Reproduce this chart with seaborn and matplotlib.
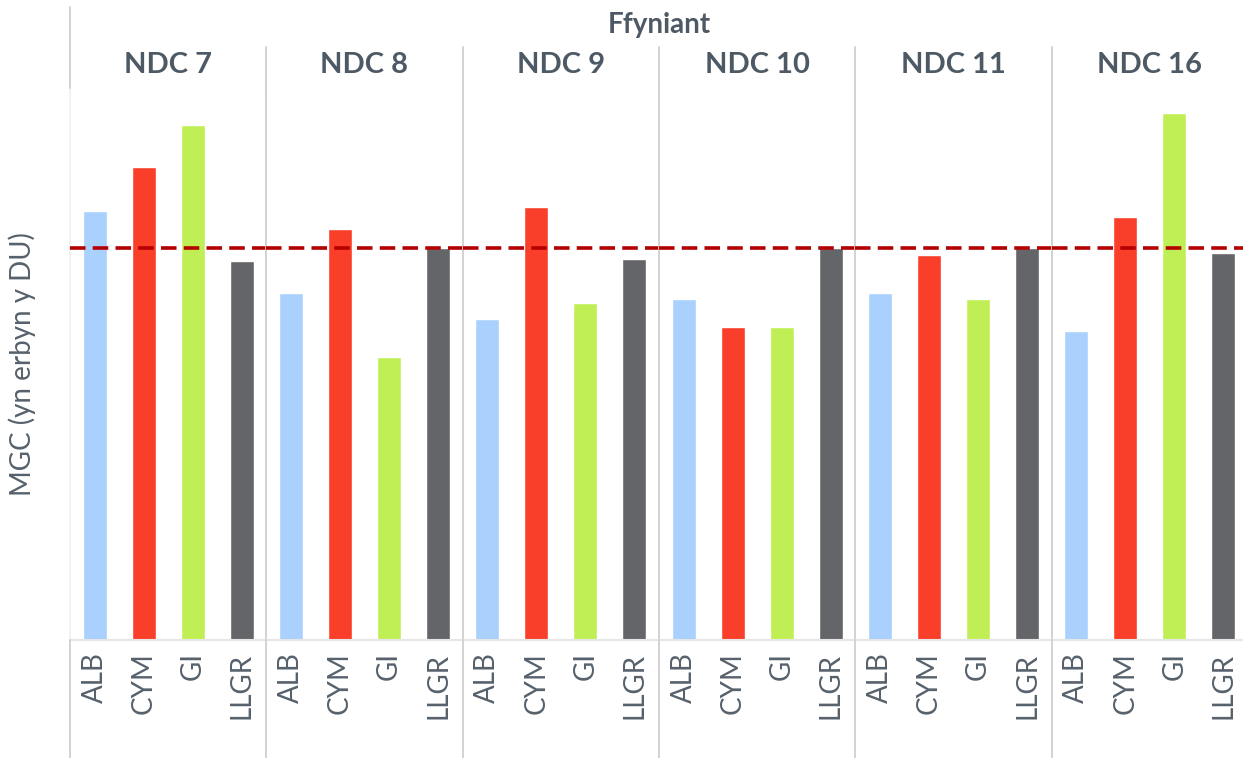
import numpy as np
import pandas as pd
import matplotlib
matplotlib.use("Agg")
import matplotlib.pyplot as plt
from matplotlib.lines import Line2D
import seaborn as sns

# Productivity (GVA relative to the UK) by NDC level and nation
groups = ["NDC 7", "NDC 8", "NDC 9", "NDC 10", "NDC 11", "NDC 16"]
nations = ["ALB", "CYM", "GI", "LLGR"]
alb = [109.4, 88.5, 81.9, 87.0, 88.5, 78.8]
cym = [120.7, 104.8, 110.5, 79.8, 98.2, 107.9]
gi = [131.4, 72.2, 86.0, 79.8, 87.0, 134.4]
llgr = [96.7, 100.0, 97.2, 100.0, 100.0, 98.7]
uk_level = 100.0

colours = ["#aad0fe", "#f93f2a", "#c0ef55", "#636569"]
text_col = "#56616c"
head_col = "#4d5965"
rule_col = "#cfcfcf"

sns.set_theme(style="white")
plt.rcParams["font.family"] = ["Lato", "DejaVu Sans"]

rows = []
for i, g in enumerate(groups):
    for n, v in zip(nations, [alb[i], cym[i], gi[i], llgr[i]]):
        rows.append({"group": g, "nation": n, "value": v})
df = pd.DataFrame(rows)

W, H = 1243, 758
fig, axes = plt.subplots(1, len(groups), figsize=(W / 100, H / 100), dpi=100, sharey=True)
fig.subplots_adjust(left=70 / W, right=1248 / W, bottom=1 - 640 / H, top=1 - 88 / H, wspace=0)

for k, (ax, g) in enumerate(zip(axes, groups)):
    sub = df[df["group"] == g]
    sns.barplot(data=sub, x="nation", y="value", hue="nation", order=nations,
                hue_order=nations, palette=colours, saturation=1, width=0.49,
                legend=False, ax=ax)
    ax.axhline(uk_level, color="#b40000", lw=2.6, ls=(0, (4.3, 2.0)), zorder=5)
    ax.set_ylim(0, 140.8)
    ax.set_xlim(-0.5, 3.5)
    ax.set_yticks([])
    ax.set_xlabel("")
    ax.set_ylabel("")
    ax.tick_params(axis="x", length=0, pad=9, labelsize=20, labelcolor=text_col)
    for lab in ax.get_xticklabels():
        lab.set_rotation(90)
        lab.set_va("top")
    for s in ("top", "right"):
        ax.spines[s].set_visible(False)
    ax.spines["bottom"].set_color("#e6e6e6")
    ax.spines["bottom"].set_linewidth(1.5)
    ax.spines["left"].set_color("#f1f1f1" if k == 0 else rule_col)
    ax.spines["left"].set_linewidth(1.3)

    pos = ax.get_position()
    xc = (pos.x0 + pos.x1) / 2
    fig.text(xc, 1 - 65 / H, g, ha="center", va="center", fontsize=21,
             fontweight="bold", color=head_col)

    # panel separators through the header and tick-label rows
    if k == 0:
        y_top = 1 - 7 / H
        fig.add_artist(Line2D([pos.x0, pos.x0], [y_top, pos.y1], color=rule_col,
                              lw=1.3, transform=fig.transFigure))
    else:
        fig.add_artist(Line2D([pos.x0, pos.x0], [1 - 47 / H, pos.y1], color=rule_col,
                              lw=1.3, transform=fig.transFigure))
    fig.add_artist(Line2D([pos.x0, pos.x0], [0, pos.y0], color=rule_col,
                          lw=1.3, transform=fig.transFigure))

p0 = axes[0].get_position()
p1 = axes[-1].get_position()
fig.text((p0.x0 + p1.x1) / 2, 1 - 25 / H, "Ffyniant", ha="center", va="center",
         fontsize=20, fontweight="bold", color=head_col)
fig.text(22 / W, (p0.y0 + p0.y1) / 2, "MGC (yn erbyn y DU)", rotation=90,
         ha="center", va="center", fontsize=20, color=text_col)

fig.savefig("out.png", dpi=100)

- - -

* DIRECTIVE:
Output exactly the span of lines from the top of the listing through the line holding "fig.subplots_adjust(left=70 / W, right=1248", and leave every picture out.

* RESPONSE TO THE TASK:
Reproduce this chart with seaborn and matplotlib.
import numpy as np
import pandas as pd
import matplotlib
matplotlib.use("Agg")
import matplotlib.pyplot as plt
from matplotlib.lines import Line2D
import seaborn as sns

# Productivity (GVA relative to the UK) by NDC level and nation
groups = ["NDC 7", "NDC 8", "NDC 9", "NDC 10", "NDC 11", "NDC 16"]
nations = ["ALB", "CYM", "GI", "LLGR"]
alb = [109.4, 88.5, 81.9, 87.0, 88.5, 78.8]
cym = [120.7, 104.8, 110.5, 79.8, 98.2, 107.9]
gi = [131.4, 72.2, 86.0, 79.8, 87.0, 134.4]
llgr = [96.7, 100.0, 97.2, 100.0, 100.0, 98.7]
uk_level = 100.0

colours = ["#aad0fe", "#f93f2a", "#c0ef55", "#636569"]
text_col = "#56616c"
head_col = "#4d5965"
rule_col = "#cfcfcf"

sns.set_theme(style="white")
plt.rcParams["font.family"] = ["Lato", "DejaVu Sans"]

rows = []
for i, g in enumerate(groups):
    for n, v in zip(nations, [alb[i], cym[i], gi[i], llgr[i]]):
        rows.append({"group": g, "nation": n, "value": v})
df = pd.DataFrame(rows)

W, H = 1243, 758
fig, axes = plt.subplots(1, len(groups), figsize=(W / 100, H / 100), dpi=100, sharey=True)
fig.subplots_adjust(left=70 / W, right=1248 / W, bottom=1 - 640 / H, top=1 - 88 / H, wspace=0)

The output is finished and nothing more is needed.